Angesichts der verringerten Strahlkraft der stilistisch eindeutigen überlieferten Spielformen zwischen traditionellem Swing und der großen Befreiung beispielsweise in Alexander von Schlippenbachs Globe Unity Orchestra beschäftigen sich improvisationsaffine Musiker im orchestralen Kontext heute mit den gleichen Themengebieten, die sie auch mit kleineren Ensembles behandeln. Die enorme Palette von Möglichkeiten bietet sich dafür an, weiterhin nach neuen Farbkonstellationen zu suchen, die überlieferten Instrumentalgruppen aufzubrechen, die Sätze in Richtung Dissonanz aufzufächern oder sie mit ungewohnten Klängen zu erweitern, in archaischen oder elektronischen Klangwelten zu wildern. Das enorme spieltechnische Niveau, für das die akademische Ausbildung der Musiker sorgt, ermöglicht es gleichzeitig, die Gravitationsgesetze der herkömmlichen Harmonielehre zugunsten serieller Strukturen über Bord zu werfen oder durch raffinierte Konstruktionen auf der Basis mikrotonaler Zwischentöne einem Zerreißtest zu unterziehen.
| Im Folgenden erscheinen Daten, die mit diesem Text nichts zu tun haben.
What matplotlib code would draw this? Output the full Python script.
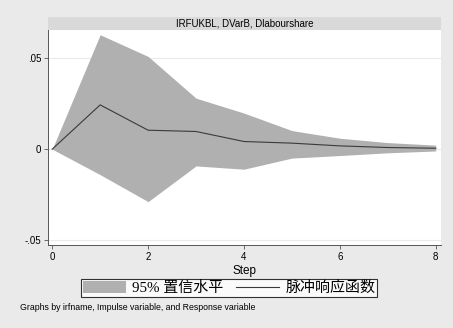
import numpy as np
import matplotlib.pyplot as plt
from matplotlib.patches import Patch
from matplotlib.lines import Line2D

# --- data ---
steps = [0, 1, 2, 3, 4, 5, 6, 7, 8]
irf = [0.0, 0.0243, 0.0104, 0.0097, 0.0042, 0.0033, 0.0018, 0.0009, 0.0005]
upper = [0.0, 0.0628, 0.0509, 0.0280, 0.0198, 0.0102, 0.0060, 0.0036, 0.0022]
lower = [0.0, -0.0140, -0.0288, -0.0092, -0.0110, -0.0049, -0.0035, -0.0020, -0.0010]

ytick_vals = [-0.05, 0, 0.05]
ytick_labels = ['-.05', '0', '.05']
xtick_vals = [0, 2, 4, 6, 8]

title = 'IRFUKBL, DVarB, Dlabourshare'
ci_label = '95% 置信水平'
irf_label = '脉冲响应函数'
note = 'Graphs by irfname, Impulse variable, and Response variable'

plt.rcParams['font.family'] = ['Liberation Sans', 'Noto Sans CJK SC']

W, H = 453, 328
fig = plt.figure(figsize=(W / 100, H / 100), dpi=100, facecolor='#eaeaea')

# main plot region
ax = fig.add_axes([48 / W, 1 - 245 / H, 393 / W, 215 / H], facecolor='white')
ax.fill_between(steps, lower, upper, color='#b0b0b0', linewidth=0, zorder=2)
ax.plot(steps, irf, color='#3a3a3a', linewidth=0.8, zorder=3)

ax.set_xlim(-0.088, 8.11)
ax.set_ylim(-0.0526, 0.0654)
ax.set_yticks(ytick_vals)
ax.set_yticklabels(ytick_labels)
ax.set_xticks(xtick_vals)
ax.tick_params(axis='both', labelsize=7, length=3, width=0.6,
               color='#555555', pad=2)
ax.grid(True, axis='y', color='#eaeaea', linewidth=0.8, zorder=1)
ax.grid(False, axis='x')
ax.set_axisbelow(True)
for s in ['top', 'right']:
    ax.spines[s].set_visible(False)
for s in ['left', 'bottom']:
    ax.spines[s].set_color('#555555')
    ax.spines[s].set_linewidth(0.7)
ax.set_xlabel('Step', fontsize=8.5, labelpad=2)

# title strip
tax = fig.add_axes([48 / W, 1 - 30 / H, 393 / W, 13 / H], facecolor='#d9d9d9')
tax.set_xticks([])
tax.set_yticks([])
for s in tax.spines.values():
    s.set_visible(False)
tax.text(0.5, 0.5, title, ha='center', va='center', fontsize=7,
         transform=tax.transAxes)

# legend
handles = [Patch(facecolor='#b0b0b0', edgecolor='none'),
           Line2D([0], [0], color='#3a3a3a', linewidth=0.8)]
leg = fig.legend(handles, [ci_label, irf_label], ncol=2,
                 loc='center', bbox_to_anchor=(229 / W, 1 - 288 / H),
                 frameon=True, fancybox=False, edgecolor='black',
                 facecolor='white', handlelength=2.9, handleheight=0.8,
                 columnspacing=0.8, handletextpad=0.4, borderpad=0.15,
                 borderaxespad=0,
                 prop={'family': ['Liberation Serif', 'Noto Sans CJK SC'],
                       'size': 10.8})
leg.get_frame().set_linewidth(0.8)

fig.text(20 / W, 1 - 307 / H, note, fontsize=6.3, va='center', ha='left')

fig.savefig('out.png', dpi=100, facecolor=fig.get_facecolor())
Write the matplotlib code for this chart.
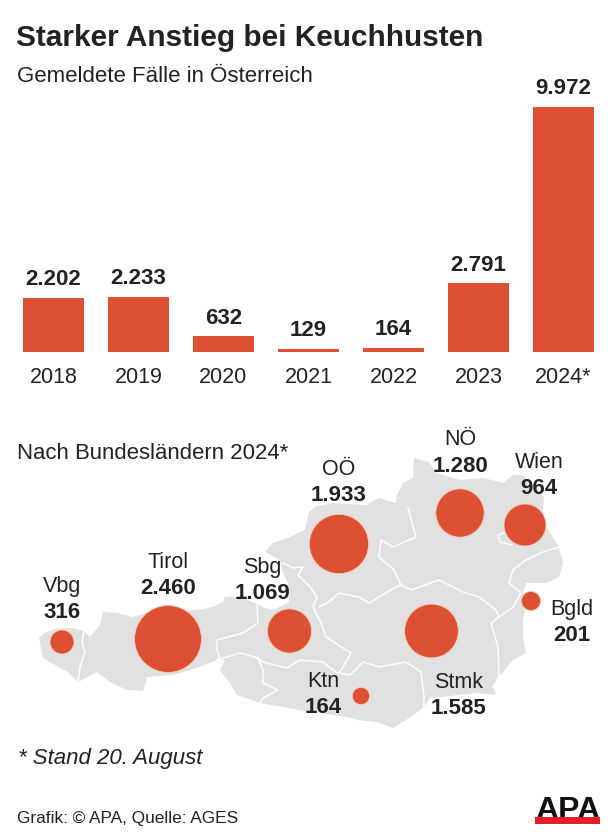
#!/usr/bin/env python3
"""Keuchhusten cases in Austria: yearly bars and a bubble map by Bundesland"""

import math
import matplotlib
matplotlib.use("Agg")
import matplotlib.pyplot as plt
from matplotlib.patches import Polygon, Rectangle

plt.rcParams["font.family"] = ["Liberation Sans", "DejaVu Sans"]

years = ["2018", "2019", "2020", "2021", "2022", "2023", "2024*"]
cases = [2202, 2233, 632, 129, 164, 2791, 9972]

states = ["Vbg", "Tirol", "Sbg", "OÖ", "NÖ", "Wien", "Bgld", "Stmk", "Ktn"]
state_cases = [316, 2460, 1069, 1933, 1280, 964, 201, 1585, 164]

# map positions in image pixels
bubble_x = [62, 168, 289.5, 339, 460, 525, 531, 431.5, 361]
bubble_y = [642, 639, 631, 544, 513, 525, 601, 631, 696]
label_x = [62, 168, 262, 339, 460, 539, 572, 459, 323]
name_y = [592, 568, 573, 475, 445, 468, 615, 688, 687]
value_y = [618, 594, 599, 501, 472, 494, 641, 714, 713]

austria_outline = [
    (39, 638), (45, 633), (55, 629), (72, 628), (84, 631), (90, 637), (100, 625), (103, 612),
    (117, 613), (133, 617), (150, 612), (197, 610), (213, 607), (223, 602), (225, 597), (240, 597),
    (255, 603), (265, 608), (273, 610), (289, 602), (288, 583), (283, 573), (280, 560), (265, 552),
    (273, 543), (290, 537), (305, 530), (309, 512), (317, 506), (333, 503), (366, 505), (379, 498),
    (396, 503), (396, 497), (403, 483), (413, 478), (414, 458), (429, 462), (436, 473), (460, 480),
    (484, 478), (503, 483), (513, 475), (523, 475), (544, 497), (543, 510), (546, 527), (558, 545),
    (563, 563), (559, 577), (546, 583), (526, 583), (523, 593), (525, 610), (523, 620), (523, 637),
    (526, 653), (513, 660), (499, 677), (493, 687), (496, 695), (476, 693), (450, 696), (430, 698),
    (424, 707), (409, 718), (393, 728), (377, 722), (357, 720), (347, 717), (300, 710), (260, 703),
    (237, 695), (230, 683), (220, 670), (225, 660), (217, 660), (197, 668), (173, 675), (147, 677),
    (143, 691), (127, 690), (110, 682), (97, 672), (78, 682), (68, 672), (55, 665), (43, 658),
]

state_borders = [
    [(84, 631), (82, 642), (85, 652), (80, 667), (78, 682)],
    [(257, 605), (258, 623), (243, 633), (217, 640), (217, 650), (220, 660)],
    [(217, 660), (240, 653), (258, 658), (263, 662), (287, 668), (300, 660), (323, 662), (337, 673), (340, 672)],
    [(258, 658), (263, 670), (263, 683), (278, 690), (263, 698), (260, 703)],
    [(283, 563), (293, 568), (303, 567), (298, 575), (310, 587), (317, 597), (313, 607), (318, 617), (321, 623),
     (326, 637), (346, 650), (351, 653), (343, 667), (339, 673), (350, 675), (363, 662), (379, 667), (406, 662),
     (421, 672), (424, 697), (424, 707)],
    [(319, 607), (329, 602), (339, 593), (359, 597), (369, 603), (396, 587), (401, 585), (411, 590), (439, 580),
     (463, 592), (479, 597), (496, 610), (499, 617), (491, 623), (498, 647), (499, 677), (493, 687)],
    [(408, 508), (416, 537), (393, 547), (381, 540), (379, 557), (394, 570), (401, 585)],
    [(559, 547), (543, 552), (526, 560), (513, 570), (509, 583), (521, 593), (513, 607), (499, 617)],
    [(504, 533), (498, 535), (500, 542), (512, 545)],
]

RED = "#dd5034"
GREY = "#e1e1e1"
INK = "#222222"
W, H = 616, 839


def de_number(v):
    return f"{v:,}".replace(",", ".")


fig = plt.figure(figsize=(W / 100, H / 100), dpi=100, facecolor="white")

# whole figure axes in pixels, for the map and the loose text
ax = fig.add_axes([0, 0, 1, 1])
ax.set_xlim(0, W)
ax.set_ylim(H, 0)
ax.axis("off")

ax.text(16, 46, "Starker Anstieg bei Keuchhusten", fontsize=21.4, fontweight="bold", color=INK)
ax.text(17, 82, "Gemeldete Fälle in Österreich", fontsize=16, color=INK)
ax.text(17, 459, "Nach Bundesländern 2024*", fontsize=15.9, color=INK)
ax.text(18, 764, "* Stand 20. August", fontsize=16, fontstyle="italic", color=INK)
ax.text(17, 823, "Grafik: © APA, Quelle: AGES", fontsize=12.4, color=INK)

ax.add_patch(Polygon(austria_outline, closed=True, facecolor=GREY, edgecolor="none", zorder=1))
for border in state_borders:
    ax.plot([p[0] for p in border], [p[1] for p in border], color="white", lw=1.1, zorder=2)

# bubble area follows the case count, Tirol has radius 33.5 px
sizes = [(2 * 33.5 * math.sqrt(v / 2460) * 0.72) ** 2 for v in state_cases]
ax.scatter(bubble_x, bubble_y, s=sizes, color=RED, edgecolors="#f4cdb9", linewidths=0.6, zorder=3)

for name, value, x, y1, y2 in zip(states, state_cases, label_x, name_y, value_y):
    ax.text(x, y1, name, ha="center", fontsize=15.5, color=INK, zorder=4)
    ax.text(x, y2, de_number(value), ha="center", fontsize=16, fontweight="bold", color=INK, zorder=4)

# APA logo
ax.add_patch(Rectangle((535, 817), 65, 7, facecolor="#e2202c", edgecolor="none", zorder=1))
ax.text(567.5, 819, "APA", ha="center", fontsize=23, fontweight="bold", color="#111111", zorder=0.5)

# yearly bars
bar_ax = fig.add_axes([11 / W, 1 - 351.7 / H, 595 / W, 244.7 / H])
bar_ax.patch.set_alpha(0)
bars = bar_ax.bar(years, cases, width=0.72, color=RED)
bar_ax.set_xlim(-0.5, 6.5)
bar_ax.set_ylim(0, 9972)
bar_ax.bar_label(bars, labels=[de_number(v) for v in cases], padding=5.4, fontsize=16,
                 fontweight="bold", color=INK, clip_on=False)
bar_ax.tick_params(axis="x", length=0, pad=11, labelsize=15.5, labelcolor=INK)
bar_ax.set_yticks([])
for side in bar_ax.spines.values():
    side.set_visible(False)

fig.savefig("out.png", dpi=100)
Auf der Basis dieser erweiterten klanglichen Kompetenz versuchen sich aktuelle Bigband-Arrangeure auch auf der Ebene der Materialfindung daran, die Schluchten zu überbrücken, die Jazz und verwandte improvisierte Bigband-Musik von anderen anderen Sparten trennt, strikt binäre Pop-, Rock-, Elektro-Beats gehören ebenso zum festen Inventar, wie die ungerade zusammen gesetzte Takte oder die kaum auszuzählende Agogik von folkloristischen Tänzen und Reigen, die in ihrer vielfältigen Ausprägung von den verschiedenen Kontinenten auch in die melodische Gestalt der aktuellen, orchestralen Produktionen im bereich der improvisierten Musik eingehen. Die große Emphase dagegen, das Prinzip Ekstase scheint außer Kraft gesetzt, gebändigt in einem Hexenkessel von Formen und Strukturen, die sich immer wieder zu neuen, musikalischen Räumen zusammen setzen, die den Ausdruckswillen improvisierender Musiker immer wieder neu befeuern und dabei gleichzeitig immer wieder das überwältigende Gefühl, Teil eines Klangkörpers zu sein, neu erzeugen.